Only the lonely voices of the Sept. 11 widows demanded an accounting. Bush opposed the creation of a commission to investigate the governmental failures that had helped make possible the terrorist attacks. But the widows, the "Jersey girls," carried the prestige of tragedy that made their insistence irresistible. The testimony of Richard Clarke, former counterterrorism chief, that the Bush administration had been indifferent to terrorism shattered the atmosphere of silent obedience. His truth-telling surfaced the simmering revolt of professionals throughout the national security bureaucracies -- the CIA and other intelligence services, the senior officer corps of the military and the State Department. Then the rationales for the war crumbled when no WMD were found, and the cakewalk turned into a bloody quagmire.
Suddenly, the Democratic presidential party came to life, providing a forum and focus for outrage against Bush's policies. At first, the movement gathered around Howard Dean as an emblem of resistance, not only for verbalizing criticism of Bush but for standing apart from the enfeebled Democratic leadership. But the Democrats saw that with his stumbles Dean was not the man for the mission. Bush had counted on the Democrats once again picking an earnest but easily defeated candidate like George McGovern or Michael Dukakis, but they turned instead to John Kerry.
Beginning in March 2004 through the early summer, Bush's campaign spent more than $100 million on negative commercials trying to disqualify Kerry. Yet, Kerry remained even and with the Democratic Convention pulled slightly ahead. In a typical Bush operation, he outsourced the smears to a group that filled the airwaves with lies about Kerry's record of genuine war heroism in Vietnam. The media, mostly cable TV, acted as conduit for Bush's falsehoods, and Kerry was tarnished. At the Republican Convention, speaker after speaker stressed the Democrats' effeminacy -- "girlie men" -- and hailed Bush as all-wise commander in chief. Once again, Bush believed he was impregnable.

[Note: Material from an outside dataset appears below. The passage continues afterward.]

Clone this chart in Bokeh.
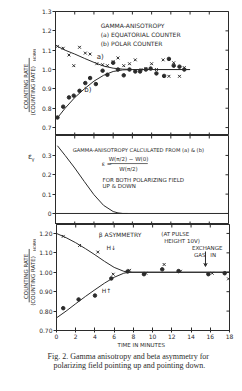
from math import pi
from bokeh.plotting import figure
from bokeh.layouts import column, row
from bokeh.models import Range1d, Label, Arrow, VeeHead, FixedTicker, Span
from bokeh.embed import file_html
from bokeh.resources import INLINE

# ---------------- data ----------------
time_ticks = [0, 2, 4, 6, 8, 10, 12, 14, 16, 18]

# panel 1: gamma anisotropy, (a) equatorial counter (crosses), (b) polar counter (dots)
p1_eq_t = [0.2, 0.8, 1.4, 1.9, 2.5, 3.1, 3.6, 4.3, 4.9, 5.4, 6.0, 6.5, 7.1, 7.7, 8.3, 8.9, 9.4, 10.0, 10.5, 11.2, 11.8, 12.3, 12.9, 13.4]
p1_eq_v = [1.12, 1.11, 1.075, 1.02, 1.115, 1.085, 1.08, 1.03, 1.025, 1.02, 1.04, 1.06, 1.02, 1.03, 1.05, 1.0, 1.005, 1.03, 1.0, 1.05, 0.965, 1.035, 0.965, 1.01]
p1_pol_t = [0.2, 0.8, 1.4, 1.9, 2.5, 3.1, 3.6, 4.2, 4.9, 5.4, 6.0, 6.5, 7.1, 7.7, 8.3, 8.8, 9.4, 9.9, 10.5, 11.3, 11.8, 12.3, 12.9, 13.4]
p1_pol_v = [0.752, 0.808, 0.856, 0.865, 0.89, 0.93, 0.956, 0.925, 0.994, 0.973, 1.035, 1.0, 0.97, 1.0, 0.99, 0.99, 1.0, 1.005, 0.98, 0.967, 1.055, 1.02, 1.015, 1.0]
p1_fit_a_t = [0.2, 1, 2, 3, 4, 5, 6, 7, 8, 14]
p1_fit_a_v = [1.12, 1.10, 1.08, 1.058, 1.037, 1.018, 1.007, 1.002, 1.0, 1.0]
p1_fit_b_t = [0.2, 1, 2, 3, 4, 5, 6, 7, 8, 14]
p1_fit_b_v = [0.75, 0.80, 0.855, 0.90, 0.94, 0.97, 0.99, 0.998, 1.0, 1.0]
p1_yticks = [0.7, 0.8, 0.9, 1.0, 1.1, 1.2, 1.3]
p1_ylabels = ["0.7", "0.8", "0.9", "1.0", "1.1", "1.2", "1.3"]

# panel 2: calculated gamma anisotropy
p2_eps_t = [0.2, 1, 2, 3, 4, 5, 6, 6.5, 7, 7.5]
p2_eps_v = [0.35, 0.30, 0.235, 0.165, 0.097, 0.042, 0.01, 0.003, 0.0, 0.0]
p2_yticks = [0.0, 0.1, 0.2, 0.3]
p2_ylabels = ["0", "0.1", "0.2", "0.3"]

# panel 3: beta asymmetry, H down (crosses), H up (dots)
p3_down_t = [0.7, 2.4, 4.3, 5.9, 7.6, 9.3, 11.2, 12.9, 16.2, 17.9]
p3_down_v = [1.185, 1.138, 1.104, 0.99, 1.01, 0.995, 1.04, 1.005, 0.995, 0.966]
p3_up_t = [0.7, 2.3, 4.0, 5.7, 7.4, 9.1, 11.0, 12.7, 15.8, 17.5]
p3_up_v = [0.815, 0.86, 0.88, 0.968, 1.004, 0.99, 1.015, 1.006, 0.99, 0.995]
p3_fit_down_t = [0, 1, 2, 3, 4, 5, 6, 7, 7.5, 18]
p3_fit_down_v = [1.20, 1.178, 1.152, 1.122, 1.09, 1.056, 1.025, 1.005, 1.0, 1.0]
p3_fit_up_t = [0, 1, 2, 3, 4, 5, 6, 7, 7.5, 18]
p3_fit_up_v = [0.765, 0.80, 0.838, 0.875, 0.91, 0.944, 0.974, 0.995, 1.0, 1.0]
p3_yticks = [0.7, 0.8, 0.9, 1.0, 1.1, 1.2]
p3_ylabels = ["0.70", "0.80", "0.90", "1.00", "1.10", "1.20"]

INK = "#2b2b2b"
FONT = "DejaVu Sans"
SERIF = "Liberation Serif"
LAB_W = 36      # width of the y-title strip (page x 0..36)
FRAME_W = 173
X0, X1 = 0, 18


def make_fig(frame_h, yr, yticks, ylabels, top, bottom, show_x):
    p = figure(title=None, frame_width=FRAME_W, frame_height=frame_h,
               x_range=Range1d(X0, X1), y_range=Range1d(*yr),
               output_backend="svg", toolbar_location=None,
               x_axis_location="below" if show_x else None,
               min_border_left=19, min_border_right=6, min_border_top=top, min_border_bottom=bottom)
    p.grid.visible = False
    p.outline_line_color = INK
    p.outline_line_width = 1
    p.background_fill_color = "white"
    p.border_fill_color = "white"
    ya = p.yaxis[0]
    ya.ticker = FixedTicker(ticks=yticks)
    ya.major_label_overrides = {t: l for t, l in zip(yticks, ylabels)}
    ya.major_label_text_font = FONT
    ya.major_label_text_font_size = "6px"
    ya.major_label_text_color = INK
    ya.major_label_standoff = 1
    ya.major_tick_out = 3
    ya.major_tick_in = 0
    ya.minor_tick_line_color = None
    ya.axis_line_color = INK
    ya.major_tick_line_color = INK
    if show_x:
        xa = p.xaxis[0]
        xa.ticker = FixedTicker(ticks=time_ticks)
        xa.minor_tick_line_color = None
        xa.axis_line_color = INK
        xa.major_tick_line_color = INK
        xa.major_label_text_font = FONT
        xa.major_label_text_font_size = "6px"
        xa.major_label_text_color = INK
        xa.major_label_standoff = 1
        xa.major_tick_out = 2
        xa.major_tick_in = 3
        xa.axis_label = "TIME  IN  MINUTES"
        xa.axis_label_text_font = FONT
        xa.axis_label_text_font_size = "5.5px"
        xa.axis_label_text_font_style = "normal"
        xa.axis_label_text_color = INK
        xa.axis_label_standoff = 0
    else:
        # inward time ticks on the bottom edge (half of each dash is clipped by the frame)
        p.scatter(time_ticks, [yr[0]] * len(time_ticks), marker="dash", angle=pi / 2, size=6,
                  line_color=INK, line_width=1)
    # inward time ticks on the top edge and value ticks on the right edge
    p.scatter(time_ticks, [yr[1]] * len(time_ticks), marker="dash", angle=pi / 2, size=6,
              line_color=INK, line_width=1)
    p.scatter([X1] * len(yticks), yticks, marker="dash", size=6, line_color=INK, line_width=1)
    return p


def strip_fig(frame_h, yr, top, bottom):
    f = figure(title=None, frame_width=LAB_W, frame_height=frame_h,
               x_range=Range1d(0, LAB_W), y_range=Range1d(*yr),
               output_backend="svg", toolbar_location=None, x_axis_location=None,
               y_axis_location=None,
               min_border_left=0, min_border_right=0, min_border_top=top, min_border_bottom=bottom)
    f.grid.visible = False
    f.outline_line_color = None
    f.background_fill_color = "white"
    f.border_fill_color = "white"
    return f


def txt(p, x, y, s, size="6px", align="left", font=FONT, angle=0.0):
    p.add_layout(Label(x=x, y=y, text=s, text_font=font, text_font_size=size, text_color=INK,
                       text_align=align, text_baseline="middle", angle=angle))


def ytitle(f, y_outer, y_inner, y_norm, y_bar0, y_bar1):
    txt(f, 25, y_outer, "COUNTING  RATE", size="5.5px", align="center", angle=pi / 2)
    txt(f, 32.3, y_inner, "⟨COUNTING  RATE⟩", size="5.5px", align="center", angle=pi / 2)
    txt(f, 34.2, y_norm, "NORM", size="3.8px", align="center", angle=pi / 2)
    f.add_layout(Arrow(x_start=28.7, y_start=y_bar0, x_end=28.7, y_end=y_bar1,
                       start=None, end=None, line_color=INK, line_width=0.8))


# ---------------- panel 1 ----------------
yr1 = (0.659, 1.3)
p1 = make_fig(124, yr1, p1_yticks, p1_ylabels, 11, 0, False)
p1.line(p1_fit_a_t, p1_fit_a_v, line_color=INK, line_width=1)
p1.line(p1_fit_b_t, p1_fit_b_v, line_color=INK, line_width=1)
p1.scatter(p1_eq_t, p1_eq_v, marker="x", size=4, line_color=INK, line_width=1)
p1.scatter(p1_pol_t, p1_pol_v, marker="circle", size=3.5, fill_color=INK, line_color=INK)
txt(p1, 4.7, 1.227, "GAMMA-ANISOTROPY")
txt(p1, 4.7, 1.181, "(a) EQUATORIAL COUNTER")
txt(p1, 4.7, 1.134, "(b) POLAR COUNTER")
txt(p1, 4.3, 1.063, "a)", size="7px")
txt(p1, 3.0, 0.893, "b)", size="7px")
l1 = strip_fig(124, yr1, 11, 0)
ytitle(l1, 0.917, 0.895, 1.075, 0.78, 1.06)

# ---------------- panel 2 ----------------
yr2 = (-0.057, 0.403)
p2 = make_fig(89, yr2, p2_yticks, p2_ylabels, 0, 0, False)
p2.add_layout(Span(location=0, dimension="width", line_color=INK, line_width=1))
p2.line(p2_eps_t, p2_eps_v, line_color=INK, line_width=1)
txt(p2, 1.8, 0.33, "GAMMA-ANISOTROPY CALCULATED FROM (a) & (b)", size="5.2px")
txt(p2, 4.8, 0.258, "ε =", size="6px")
txt(p2, 7.6, 0.283, "W(π/2) − W(0)", size="5.5px", align="center")
txt(p2, 7.6, 0.232, "W(π/2)", size="5.5px", align="center")
p2.add_layout(Arrow(x_start=5.7, y_start=0.258, x_end=9.6, y_end=0.258, start=None, end=None,
                    line_color=INK, line_width=0.7))
txt(p2, 4.9, 0.171, "FOR BOTH POLARIZING FIELD", size="5.5px")
txt(p2, 4.9, 0.140, "UP & DOWN", size="5.5px")
l2 = strip_fig(89, yr2, 0, 0)
txt(l2, 29.5, 0.295, "ε", size="7.5px", align="center")
txt(l2, 32.5, 0.283, "γ", size="5px", align="center")

# ---------------- panel 3 ----------------
yr3 = (0.70, 1.246)
p3 = make_fig(106, yr3, p3_yticks, p3_ylabels, 0, 20, True)
p3.line(p3_fit_down_t, p3_fit_down_v, line_color=INK, line_width=1)
p3.line(p3_fit_up_t, p3_fit_up_v, line_color=INK, line_width=1)
p3.scatter(p3_down_t, p3_down_v, marker="x", size=4, line_color=INK, line_width=1)
p3.scatter(p3_up_t, p3_up_v, marker="circle", size=3.5, fill_color=INK, line_color=INK)
txt(p3, 4.4, 1.195, "β  ASYMMETRY", size="6px")
txt(p3, 10.9, 1.195, "(AT  PULSE", size="5.5px")
txt(p3, 11.2, 1.162, "HEIGHT  10V)", size="5.5px")
txt(p3, 5.2, 1.128, "H↓", size="6px")
txt(p3, 4.7, 0.906, "H↑", size="6px")
txt(p3, 14.1, 1.123, "EXCHANGE", size="5.5px")
txt(p3, 14.3, 1.090, "GAS", size="5.5px")
txt(p3, 16.0, 1.090, "IN", size="5.5px")
p3.add_layout(Arrow(x_start=15.5, y_start=1.107, x_end=15.5, y_end=1.03,
                    end=VeeHead(size=3, line_color=INK, fill_color=INK), line_color=INK, line_width=1))
l3 = strip_fig(106, yr3, 0, 20)
ytitle(l3, 0.983, 0.96, 1.14, 0.845, 1.12)

# ---------------- caption ----------------
CAP_W = LAB_W + 19 + FRAME_W + 6
cap = figure(title=None, frame_width=CAP_W, frame_height=22, x_range=Range1d(0, CAP_W),
             y_range=Range1d(22, 0), output_backend="svg", toolbar_location=None,
             x_axis_location=None, y_axis_location=None,
             min_border_left=0, min_border_right=0, min_border_top=0, min_border_bottom=0)
cap.grid.visible = False
cap.outline_line_color = None
cap.background_fill_color = "white"
cap.border_fill_color = "white"
txt(cap, 47, 5.5, "Fig. 2. Gamma anisotropy and beta asymmetry for", size="8px", font=SERIF)
txt(cap, 53, 14.5, "polarizing field pointing up and pointing down.", size="8px", font=SERIF)

layout = column(row(l1, p1, spacing=0), row(l2, p2, spacing=0), row(l3, p3, spacing=0), cap,
                spacing=0)
open("out.html", "w").write(file_html(layout, INLINE))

All he had to do was finesse the debates. But he was humiliated in all three. Kerry, however, demonstrated clarity, intelligence and maturity. Bush's response was a new ad, featuring wolves about to leap through the TV screen. But the projection of fear only exposed his vulnerability.
The war president has fallen victim to his own hubris. As Thucydides wrote: "To conceive extravagant pretensions from success in war is to forget how hollow is the confidence by which you are elated. For if many ill-conceived plans have succeeded through the still greater fatuity of an opponent, many more, apparently well laid, have on the contrary ended in disgrace."
Meanwhile, the people's own mobilization has produced new voter registrations in the millions, and hundreds of thousands of activists have spread in the past week across the battleground states. The Republicans desperately cast out ploys to suppress these voters, many of them African-American. In the end, the American people refuse to be frightened into becoming an unrecognizable nation that disdains, as the Declaration of Independence said, "a decent respect to the opinions of mankind."